The powered loom produced more uniform, much cheaper fabric. It wasn't colourful or particularly flamboyant. It took a lot more work to get patterns (its where punch card come from)
But thats not the point. Powered looms meant that cottage industry that employed people close to sources of production (ie cotton/calico in india and wool in england) were thrown out on their arses. The majority lived on rented land/housing. Couldn't pay the rent and were kicked out into the loving arms of the poor laws. Lots of people had to re-train, the rest went begging. Combine that with agricultural reform, meant that Lots of people moved into slums in the towns, where they worked much longer, unsafer hours.
The rest dispersed into the wider world.
> I would suggest that you are looking at the product, not the effect on the workers.
Sure, I was in that comment. What you said is true, too, and given how much of this is driven by greed and not need, I would even say it's more important.
But the effect on the product matters, too, of course. Not just quality and bloat wise, but in a way it's like saying we no longer need to know how to read and write, we all get a butler and just ask them what a text says, or to write letters for us. Because the butler is smarter than any human, and it's so convenient. I'm ironically "with the Catholic Church" (not really, but you know) on this one because I see people/companies who want to be like the Catholic Church in the middle ages, and even without those, how sheer laziness can plunge us into some idiocratic abyss.
> I also worry about the debasement of value of human work. Looking at history, say of the weavers, it didn't work out to well for them when the powered loom came along.
They eventually moved on to other things, because that was the only option. And the world is better with the power loom. It's scary but we still have to embrace that eventually pretty much all valuable labour will be automated, and by then our society and economy needs to have been restructured for supporting humans providing 0 economic value.
> They eventually moved on to other things, because that was the only option.
Yes, but then whole swathes of the English countryside (and then the Indian countryside) was plunged into destitution for generations and it took rebellions, massacres and revolutions to get something like comfortable living.
Yeah there was no system in place then to ensure those who were left without means to survive would be able to survive. Shouldn't be the case with the knowledge of that history and all this time we have to actually change things. We quite literally know that it's a matter of only a few years now before the vast amount of knowledge work (at least) is fully automated away; governments should be making changes to make the economic transition more smooth. It'd be highly irresponsible to not do so, and I dread that most will be irresponsible.
4 replies →
It's like climate change: Earth will survive. I and my family won't. Therefore we get wars.

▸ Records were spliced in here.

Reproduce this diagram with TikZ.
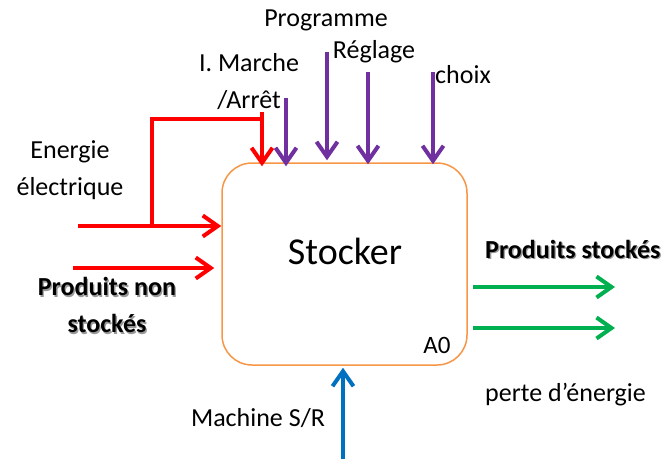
\documentclass[tikz,border=0pt]{standalone}
\usepackage{fontspec}
\setmainfont{Carlito}
\usetikzlibrary{arrows.meta}
\definecolor{inred}{HTML}{FF0000}
\definecolor{ctrlpurple}{HTML}{7030A0}
\definecolor{outgreen}{HTML}{00B050}
\definecolor{mechblue}{HTML}{0070C0}
\definecolor{boxorange}{HTML}{F79646}
% bold label with a soft grey drop shadow
\newcommand\shadowtxt[1]{\leavevmode\rlap{\kern1.3pt\raisebox{-1.3pt}{\color{black!40}#1}}#1}
\begin{document}
\begin{tikzpicture}[x=1pt,y=-1pt,
  lbl/.style={font=\fontsize{26}{37}\selectfont, inner sep=0pt, align=center},
  blbl/.style={font=\fontsize{26}{37}\selectfont\bfseries, inner sep=0pt, align=center},
  flow/.style={line width=4pt, -{Straight Barb[length=15pt,width=21pt,line width=4pt]}},
  plain/.style={line width=4pt},
  activity/.style={draw=boxorange, line width=1.5pt, rounded corners=30pt,
    minimum width=245pt, minimum height=202pt, inner sep=0pt}]
\useasboundingbox (0,0) rectangle (670,459);

% activity box
\node[activity] (A) at (344.5,264) {};
\node[font=\fontsize{38}{44}\selectfont, inner sep=0pt] (stocker) at (345,251) {Stocker};
\node[lbl, font=\fontsize{25}{28}\selectfont, anchor=south east] (a0) at ([xshift=-17pt,yshift=12pt]A.south east) {A0};

% inputs (left)
\node[lbl] (energie) at (70,170) {Energie\\électrique};
\node[blbl] (prodnon) at (107,306) {\shadowtxt{Produits non}\\\shadowtxt{stockés}};
\coordinate (e1) at (78,226);
\coordinate (e2) at (73,268);
\coordinate (br) at (152,226);
\coordinate (tk) at (262,112);
\draw[flow, inred] (e1) -- (e1 -| A.west);
\draw[flow, inred] (e2) -- ([xshift=-7pt]e2 -| A.west);
\draw[plain, inred] (br) -- (br |- 0,119) -- (tk |- 0,119);
\draw[flow, inred] (tk) -- ([yshift=-4pt]tk |- A.north);

% controls (top)
\node[lbl] (marche) at (249,82) {I. Marche\\/Arrêt};
\node[lbl] (prog) at (326,20) {Programme};
\node[lbl] (regl) at (374,52) {Réglage};
\node[lbl, anchor=west] (choix) at (435,75) {choix};
\coordinate (c1) at (286,98);
\coordinate (c2) at (327,52);
\coordinate (c3) at (368,72);
\coordinate (c4) at (433,72);
\draw[flow, ctrlpurple] (c1) -- ([yshift=-4pt]c1 |- A.north);
\draw[flow, ctrlpurple] (c2) -- ([yshift=2pt]c2 |- A.north);
\draw[flow, ctrlpurple] (c3) -- ([yshift=-2pt]c3 |- A.north);
\draw[flow, ctrlpurple] (c4) -- ([yshift=-2pt]c4 |- A.north);

% outputs (right)
\node[blbl, anchor=west] (prodst) at (485,250) {\shadowtxt{Produits stockés}};
\node[lbl, anchor=west] (perte) at (485,395) {perte d’énergie};
\coordinate (o1) at (615,287);
\coordinate (o2) at (615,328);
\draw[flow, outgreen] ([xshift=5pt]o1 -| A.east) -- (o1);
\draw[flow, outgreen] ([xshift=5pt]o2 -| A.east) -- (o2);

% mechanism (bottom)
\node[lbl] (machine) at (258,418) {Machine S/R};
\coordinate (m1) at (343,459);
\draw[flow, mechblue] (m1) -- ([yshift=-2pt]m1 |- A.south);
\end{tikzpicture}
\end{document}
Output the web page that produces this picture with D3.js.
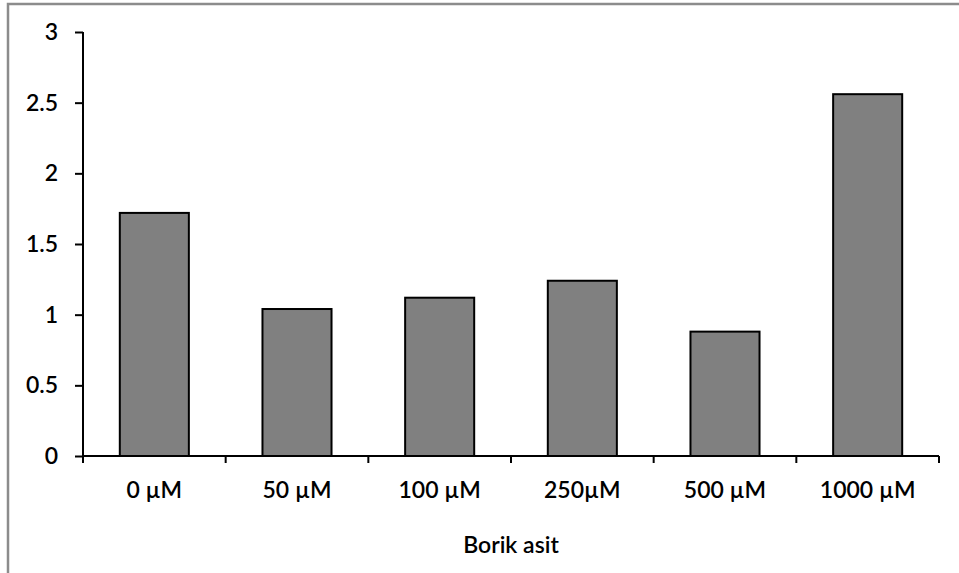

>They eventually moved on to other things, because that was the only option.
Who is they? The majority of British textile workers experienced destitute conditions following industrialization.
That's one of my two gripes with AI:
1) It's posed to take over knowledge work, and yet our societies have no safety nets for the millions of knowledge workers.
2) It promotes superficial understanding. It sounds so convincing and compresses complex topics into a few messages, leaving users thinking they know more than they actually do.
1) Yes, that's a serious issues that needs to be addressed, but many are too high on the status quo, because freedom and meritocracy and self-determination and all that. Rather watch the world burn than give up the ability to be able to earn and own more than the next person.
2) That's up to users. Those who only want superficial understanding will get that, and those who want deep understanding will question more and ask for citations so they can verify.